Centres become dumpsite


  • Metro News
  • Monday, 27 Aug 2018

One of the recycling centres that has a growing mound of rubbish within its compound, much to the distress of other tenants in the Bukit Kemuning Industrial Park.

BEING neighbours with four recycling centres that emit stench and cause a string of hygiene issues is no walk in the park.

The four centres that do not display any signage are located in Jalan Sungai Jerluh 32/196, Bukit Kemuning, facing the Bukit Kemuning Industrial Park in Shah Alam.

With stench permeating the air daily, the community of the industrial park has likened the place to a giant dumpsite.

Each day, staff from 17 factory lots in the area are greeted by the foul smell ever since the centres started operations a year ago.

The presence of the recycling centres is also affecting about 300 households there, including terrace units and the Kemuning Aman Apartment.

The Bukit Kemuning Industrial Park community said the odour was always horrible in the morning and worse after rain.

On top of that, the area is now infested with termites and rodents as well as crows.

A worker there, who declined to be named, said the community had to call in a pest control company to treat their factories' wooden structures for termite infestation.

Another recycling centre along Jalan Sungai Jerluh 32/196, Bukit Kemuning that causes worry among operators in the nearby industrial park.
Another recycling centre along Jalan Sungai Jerluh 32/196, Bukit Kemuning that causes worry among operators in the nearby industrial park.

He believed that the infestation was caused by a stack of wood collected by one of the recyclers.

“We even found dead crows in our factory compound. We are not sure why they died, but they usually circle above these centres and scout for food at the place the recyclables are dumped,” he added.

The factory owners are also worried that leachate from these dumped items will contaminate the soil and a stream behind the recycling centres, affecting their health in the long run.

One of the businesses there is a company dedicated to environmental sustainability, which has also been observing the activities of the four recycling centres.

“We wanted to do a soil and ground water analysis but that will cost almost RM40,000, which is too much for us to bear,” he added.

To make matters worse, lorries of the recycling operators are now using the industrial area’s main access road and damaging it in the process.

Their own access is a dirt road that is uneven, so they tore down the fencing put up by the community and now use the main access, which is a tarred road.

The community conceded that they did not dare confront the recycling operators as the actions of their workers were intimidating.

“They are blatant enough to tear down the fences we put up for our industrial park.
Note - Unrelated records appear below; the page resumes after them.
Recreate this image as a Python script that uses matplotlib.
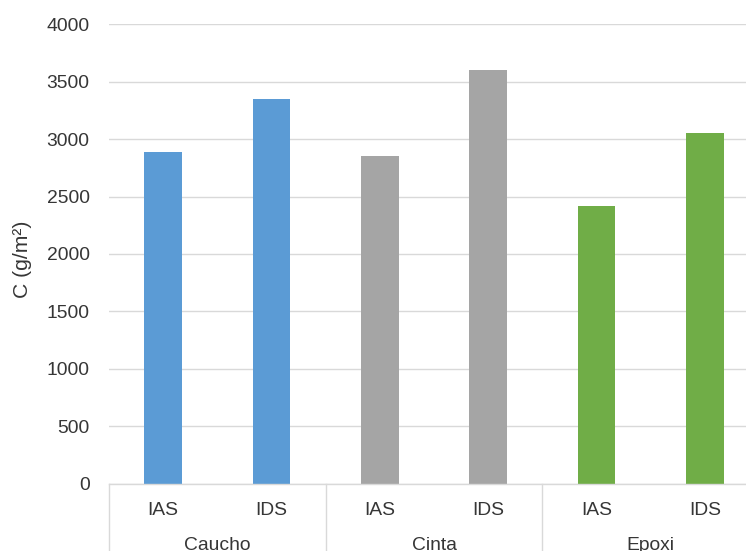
import matplotlib
matplotlib.use("Agg")
import matplotlib.pyplot as plt
from matplotlib.transforms import blended_transform_factory

# Data
groups = ["Caucho", "Cinta", "Epoxi"]
subgroups = ["IAS", "IDS"]
caucho = [2885, 3352]
cinta = [2850, 3600]
epoxi = [2420, 3056]
group_colors = ["#5B9BD5", "#A5A5A5", "#70AD47"]
y_ticks = [0, 500, 1000, 1500, 2000, 2500, 3000, 3500, 4000]
y_label = "C (g/m²)"

plt.rcParams["font.family"] = ["Liberation Sans", "DejaVu Sans"]
text_color = "#363636"
grid_color = "#D9D9D9"
fs = 13.9

W, H = 746, 551
fig = plt.figure(figsize=(W / 100, H / 100), dpi=100)
# plot area in pixels: x 109..759 (last group runs past the right edge), y 24.3..483.5
left, right, top, bottom = 109, 759, 24.3, 483.5
ax = fig.add_axes([left / W, (H - bottom) / H, (right - left) / W, (bottom - top) / H])

values = [caucho, cinta, epoxi]
pos = 0
for g, vals in enumerate(values):
    xs = [pos + i for i in range(len(vals))]
    ax.bar(xs, vals, width=0.35, color=group_colors[g], zorder=3)
    pos += len(vals)
n = pos

ax.set_xlim(-0.5, n - 0.5)
ax.set_ylim(0, 4000)
ax.set_yticks(y_ticks)
ax.set_yticklabels([str(t) for t in y_ticks])
ax.tick_params(axis="y", length=0, pad=14.0, labelsize=fs, labelcolor=text_color)
ax.set_xticks([])
ax.grid(axis="y", color=grid_color, linewidth=1.0, zorder=0)
for s in ["top", "right", "left"]:
    ax.spines[s].set_visible(False)
ax.spines["bottom"].set_color(grid_color)
ax.spines["bottom"].set_linewidth(1.0)
ax.spines["bottom"].set_zorder(4)

trans = blended_transform_factory(ax.transData, ax.transAxes)
ax_h = bottom - top

# Two-level category axis
pos = 0
for g, name in enumerate(groups):
    k = len(values[g])
    for i in range(k):
        ax.text(pos + i, -31.5 / ax_h, subgroups[i], transform=trans, ha="center",
                va="baseline", fontsize=fs, color=text_color)
    ax.text(pos + (k - 1) / 2, -66.0 / ax_h, name, transform=trans, ha="center",
            va="baseline", fontsize=fs, color=text_color)
    pos += k

# Group separators below the axis
sep = [-0.5]
pos = 0
for vals in values:
    pos += len(vals)
    sep.append(pos - 0.5)
for x in sep:
    ax.plot([x, x], [0, -0.2], transform=trans, color=grid_color, linewidth=1.0,
            clip_on=False, zorder=4)

fig.text(23 / W, 1 - 259 / H, y_label, rotation=90, ha="center", va="center",
         fontsize=15.2, color=text_color)

fig.savefig("out.png", dpi=100)
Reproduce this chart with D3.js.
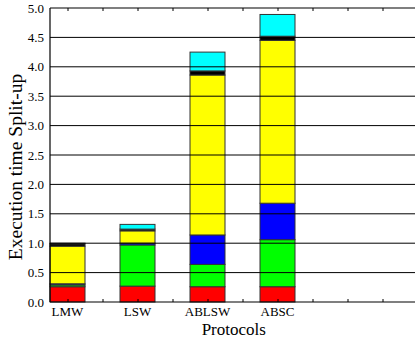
<!DOCTYPE html>
<html>
<head>
<meta charset="utf-8">
<script src="https://cdn.jsdelivr.net/npm/d3@7"></script>
<style>
  html, body { margin: 0; padding: 0; background: #fff; }
  svg { display: block; }
  text { font-family: "Liberation Serif", "DejaVu Serif", serif; fill: #000; }
</style>
</head>
<body>
<svg id="chart" width="415" height="341"></svg>
<script>
const categories = ["LMW", "LSW", "ABLSW", "ABSC"];
const red    = [0.26, 0.27, 0.26, 0.26];
const green  = [0.03, 0.70, 0.38, 0.80];
const blue   = [0.02, 0.03, 0.50, 0.62];
const yellow = [0.64, 0.21, 2.72, 2.77];
const black  = [0.04, 0.03, 0.07, 0.07];
const cyan   = [0.01, 0.08, 0.32, 0.37];
const yTicks = [0, 0.5, 1, 1.5, 2, 2.5, 3, 3.5, 4, 4.5, 5];

const seriesList = [
  { name: "red", values: red, color: "#ff0000" },
  { name: "green", values: green, color: "#00ff00" },
  { name: "blue", values: blue, color: "#0000ff" },
  { name: "yellow", values: yellow, color: "#ffff00" },
  { name: "black", values: black, color: "#000000" },
  { name: "cyan", values: cyan, color: "#00ffff" }
];

const svg = d3.select("#chart");
const mLeft = 50, mRight = 417.5, mTop = 8, mBottom = 302;

// x in slot units: each bar occupies [2i, 2i+1]
const x = d3.scaleLinear().domain([0, 10.5]).range([mLeft, mRight]);
const y = d3.scaleLinear().domain([0, 5]).range([mBottom, mTop]);

const table = categories.map((c, i) => {
  const row = { cat: c, idx: i };
  seriesList.forEach(s => row[s.name] = s.values[i]);
  return row;
});
const stack = d3.stack().keys(seriesList.map(s => s.name));
const stacked = stack(table);

const gBars = svg.append("g");
stacked.forEach((layer, li) => {
  gBars.selectAll(null).data(layer).enter().append("rect")
    .attr("x", d => x(2 * d.data.idx))
    .attr("width", d => x(2 * d.data.idx + 1) - x(2 * d.data.idx))
    .attr("y", d => y(d[1]))
    .attr("height", d => Math.max(0, y(d[0]) - y(d[1])))
    .attr("fill", seriesList[li].color)
    .attr("stroke", "#333")
    .attr("stroke-width", 1);
});

// gridlines on top of bars
svg.append("g").selectAll("line").data(yTicks.filter(t => t > 0 && t < 5)).enter().append("line")
  .attr("x1", mLeft).attr("x2", 415)
  .attr("y1", d => y(d)).attr("y2", d => y(d))
  .attr("stroke", "#000").attr("stroke-width", 1);

// frame
svg.append("line").attr("x1", mLeft).attr("x2", 415).attr("y1", y(0)).attr("y2", y(0)).attr("stroke", "#000").attr("stroke-width", 1.2);
svg.append("line").attr("x1", mLeft).attr("x2", 415).attr("y1", y(5)).attr("y2", y(5)).attr("stroke", "#000").attr("stroke-width", 1.2);
svg.append("line").attr("x1", mLeft).attr("x2", mLeft).attr("y1", y(0)).attr("y2", y(5)).attr("stroke", "#000").attr("stroke-width", 1.2);

// x ticks (bottom and top), inward
const xTickVals = d3.range(0.5, 10.5, 1);
const bottomAxis = d3.axisBottom(x).tickValues(xTickVals).tickSize(-3).tickFormat("");
const topAxis = d3.axisTop(x).tickValues(xTickVals).tickSize(-3).tickFormat("");
const gb = svg.append("g").attr("transform", `translate(0,${y(0)})`).call(bottomAxis);
const gt = svg.append("g").attr("transform", `translate(0,${y(5)})`).call(topAxis);
[gb, gt].forEach(g => { g.select(".domain").remove(); g.selectAll("line").attr("stroke", "#000"); });

// y axis labels
const leftAxis = d3.axisLeft(y).tickValues(yTicks).tickSize(0).tickPadding(6).tickFormat(d3.format(".1f"));
const gl = svg.append("g").attr("transform", `translate(${mLeft},0)`).call(leftAxis);
gl.select(".domain").remove();
gl.selectAll("text").style("font-family", "'Liberation Serif', serif").style("font-size", "13px").attr("fill", "#000");

// category labels
svg.append("g").selectAll("text").data(categories).enter().append("text")
  .attr("x", (d, i) => x(2 * i + 0.5))
  .attr("y", 316)
  .attr("text-anchor", "middle")
  .style("font-size", "13px")
  .text(d => d);

// axis titles
svg.append("text")
  .attr("x", (mLeft + mRight) / 2).attr("y", 335)
  .attr("text-anchor", "middle")
  .style("font-size", "17px")
  .text("Protocols");

svg.append("text")
  .attr("transform", `translate(22,167) rotate(-90)`)
  .attr("text-anchor", "middle")
  .style("font-size", "19.5px")
  .text("Execution time Split-up");
</script>
</body>
</html>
We are pooling money to ensure all these safety measures are in place but with them, it does not seem to work,” he added.

Businesses at the industrial park have also been affected as customers complained about the stench.

Many of them urged the business owners to fix the problem, prompting them to consider relocation.

Lorries engaged by the recycling centres are seen using the industrial parks tarred access road after tearing down the fencing prohibiting outsiders use.
Lorries engaged by the recycling centres are seen using the industrial parks tarred access road after tearing down the fencing prohibiting outsiders use.

Moving would be a daunting task as each lot cost them a minimum RM4mil to set up, and relocating would mean an even bigger burden for them.

They have collectively and individually complained to the relevant authorities, including the Shah Alam City Council (MBSA), the Department of Environment (DoE), as well as to the late Sri Muda assemblyman Shuhaimi Shafiei.

However, MBSA and DoE have yet to get back to them on the complaint.

“We do not mind them running their recycling businesses there, but they have to do it professionally and follow environmentally-friendly standards,” added the complainant.

It was learnt that MBSA’s waste management and public cleansing department conducted a check in the area with one centre being issued a notice under the Local Government Act 1976 for leaving the lot dirty and unmanaged.

MBSA corporate communications head Shahrin Ahmad said another notice was also issued under the Collection, Removal and Disposal of Waste Materials Law (MBSA) 2007 to the operator renting the lot.

“MBSA also ordered the land owner to negotiate with the tenant to clean up the area within 14 days.

“If they fail to fulfil the order within the stipulated time, MBSA will take follow-up action. We have also informed the Klang Land and District office to issue a notice to the land owner,” he added.

Shahrin also reminded land owners to ensure their vacant lands are closed off from intruders so that their land would not be misused.